Advanced geometry level 3, Geometric Bodies, Convex Polyhedron Polygons

Advanced geometry includes the study of geometric bodies. The five Platonic solids are convex polyhedra such that all their faces are regular polygons equal to each other and in which all the solid angles are equal.

Why Only Five?

Here are the reasons why there are only five shapes and not more. For each of the five shapes, at least three faces meet at each vertex. The internal angles that meet at a vertex are less than 360°.

They are identified as:

The tetrahedron with four faces. The cube with six. The octahedron with eight. The dodecahedron with 12. And finally, the icosahedron with 20 faces.

The Vertex Angle Constraint

The restriction to exactly five solids comes from a simple geometric fact. At any vertex, you need at least three polygons to create a three-dimensional corner. But the sum of angles at that vertex must be less than 360°, otherwise the polygons would lie flat or overlap.

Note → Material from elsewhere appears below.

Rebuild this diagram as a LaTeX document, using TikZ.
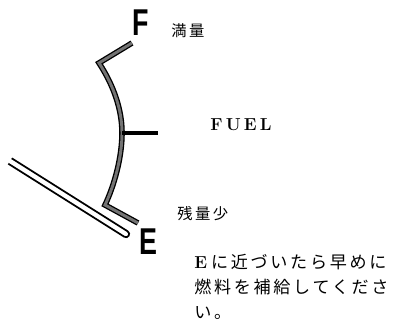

With equilateral triangles (60° each), you can fit three (tetrahedron), four (octahedron), or five (icosahedron) around a vertex. Six triangles would give exactly 360°, forming a flat plane. With squares (90° each), only three fit (cube). With regular pentagons (108° each), three also work (dodecahedron). But three hexagons already total 360°, so no Platonic solid exists with hexagonal faces.

This elegant constraint is why the Platonic solids have fascinated mathematicians and philosophers since ancient Greece.